Where the model breaks: limits, unresolved questions, and realistic risks
Hardware wallets do not eliminate all risk. They materially reduce remote-exploit risks by keeping keys offline, but they introduce other dependencies: the correctness of firmware, the security of the host software, and the integrity of recovery backups. Firmware updates are necessary for security patches and authenticity checks, but each update is also a moment when a supply-chain or downgrading attack could matter if not checked properly. Trezor Suite’s firmware management seeks to balance these risks by allowing choices between universal and minimal firmware and by performing authenticity checks — but the existential trade-off remains.
Another boundary condition: MEV protection and scam token hiding are useful at the application level but depend on upstream heuristics and detection algorithms. They reduce common user harms (front-running and visible scam airdrops) but do not provide absolute defenses; sophisticated or novel MEV strategies can still affect on-chain outcomes outside the device’s control.
Decision heuristics: a quick framework to choose a configuration
Here are practical rules of thumb to apply:
- If you hold primarily Bitcoin and want the smallest attack surface: use Bitcoin-only firmware, run a local Bitcoin node if you can, and use coin control sparingly for privacy-sensitive movements.
- If you hold a diversified portfolio including PoS staking and EVM tokens: use universal firmware, but document third-party wallet mappings for deprecated or niche assets and enable MEV protections for sensitive DeFi activity.
- If portability matters and you use iOS: consider the Bluetooth-enabled device model; otherwise plan to perform high-value operations from desktop.
- Always protect recovery backups physically, and use a passphrase for an additional hidden-wallet layer — but treat passphrases as non-recoverable secrets.
For those who want a single interface to manage multi-chain activity while keeping keys cold, an entry point is to explore the official management UI. You can learn more and download the official client at trezor suite.
FAQ
Does multi-currency support weaken cold storage security?
Not inherently. The core security guarantee — private keys never leave the device — remains. What changes is the complexity of the parsing and signing logic. More supported chains mean more code paths and formats to audit. The risk is increased software complexity, not a failure of the cold-signing model. Minimizing that risk can mean choosing specialized firmware or segregating high-value holdings across devices.
Can I access deprecated coins if Trezor Suite removes native support?
Yes. Deprecated assets often remain accessible via compatible third-party wallets that integrate with the hardware device. The device still holds the keys and can sign transactions; you must use an external wallet that understands the particular coin’s derivation path and transaction format. Record which third-party client you used and keep that documentation secure.

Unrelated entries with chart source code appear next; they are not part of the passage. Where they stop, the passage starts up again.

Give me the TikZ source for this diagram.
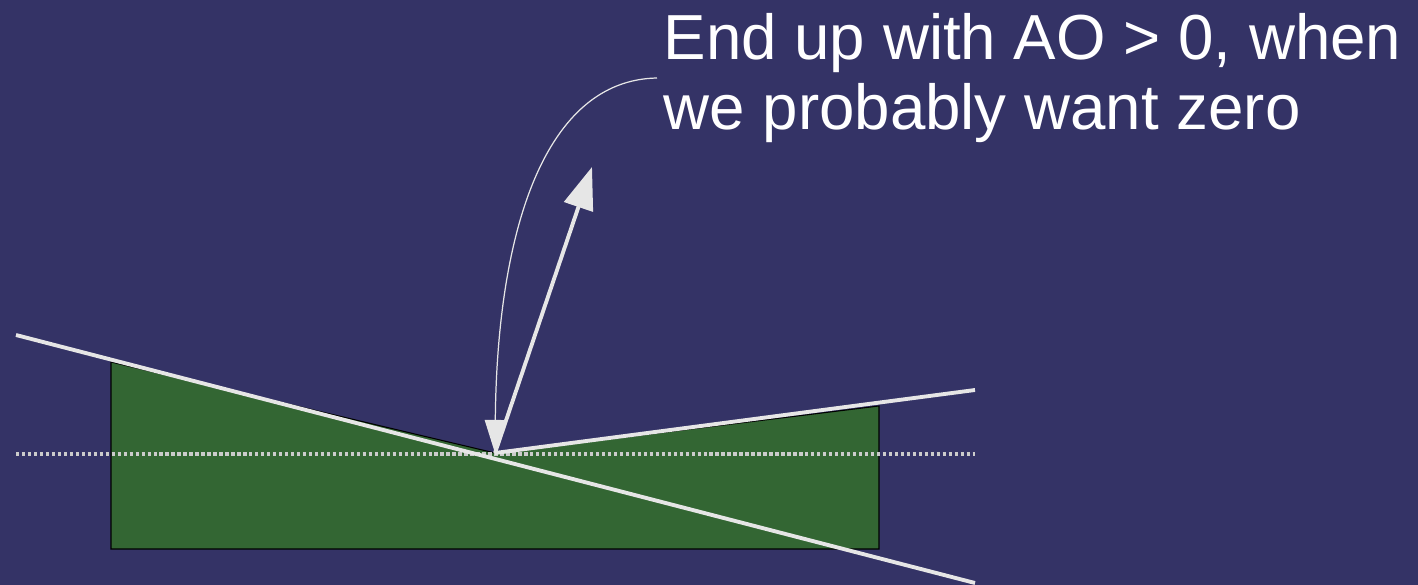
\documentclass[tikz,border=0pt]{standalone}
\usepackage{fontspec}
\setmainfont{Liberation Sans}
\usetikzlibrary{arrows.meta}
\definecolor{bgblue}{HTML}{343366}
\definecolor{areagreen}{HTML}{336633}
\definecolor{linegray}{HTML}{E6E6E6}
\definecolor{dotgray}{HTML}{CCCCCC}
\tikzset{
  whiteline/.style={draw=linegray, line width=1.1pt},
  dotline/.style={draw=dotgray, line width=1.1pt, dash pattern=on 0.95pt off 0.75pt},
  thincurve/.style={draw=linegray, line width=0.35pt},
  label/.style={text=white, inner sep=0pt, anchor=base west, font=\fontsize{18.1}{21}\selectfont}
}
\begin{document}
\begin{tikzpicture}[x=0.01cm, y=-0.01cm]
  \fill[bgblue] (0,0) rectangle (1418,585);
  \useasboundingbox (0,0) rectangle (1418,585);
  % coordinates
  \coordinate (v) at (495,453);
  \coordinate (tl) at (111,362);
  \coordinate (tr) at (879,406);
  \coordinate (br) at (879,549);
  \coordinate (bl) at (111,549);
  \coordinate (l1a) at (16,335);
  \coordinate (l1b) at (975,583);
  \coordinate (l2b) at (975,390);
  \coordinate (da) at (16,454);
  \coordinate (db) at (975,454);
  \coordinate (tip) at (592,167);
  \coordinate (cs) at (657,78);
  % green area
  \filldraw[fill=areagreen, draw=black, line width=0.3pt] (tl) -- (v) -- (tr) -- (br) -- (bl) -- cycle;
  % dotted line
  \draw[dotline] (da) -- (db);
  % white lines
  \draw[whiteline] (l1a) -- (l1b);
  \draw[whiteline] (v) -- (l2b);
  % arrow up
  \draw[whiteline, -{Triangle[length=12pt, width=8.5pt]}, linegray] (v) -- (tip);
  % curve arrow
  \draw[thincurve, -{Triangle[length=9.4pt, width=6pt]}] (cs) .. controls (545,80) and (497,230) .. (v);
  % text
  \node[label] (t1) at (663,60) {End up with AO > 0, when};
  \node[label] (t2) at (663,130) {we probably want zero};
\end{tikzpicture}
\end{document}
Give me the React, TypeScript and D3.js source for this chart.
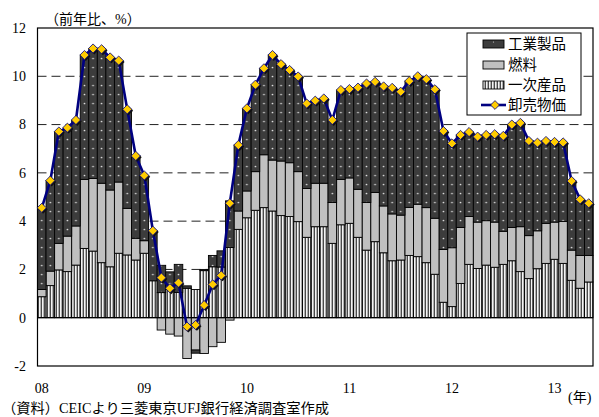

Should I use a passphrase for every wallet?
Use it deliberately. A passphrase adds a powerful layer of protection if the physical seed is compromised, but it also creates a non-recoverable secret you must remember. For very large holdings or plausible-deniability requirements, the passphrase is often appropriate. For casual balances, it can be overkill and introduces operational risk.
How much does running my own node actually improve privacy?
Running a full node reduces reliance on third-party indexers and prevents those servers from learning which addresses you check. It materially improves privacy if you configure the suite to use the node and if you avoid leaking address information elsewhere. The cost is hardware, bandwidth, and maintenance — a worthwhile trade for users seeking self-sovereignty, less necessary for smaller balances.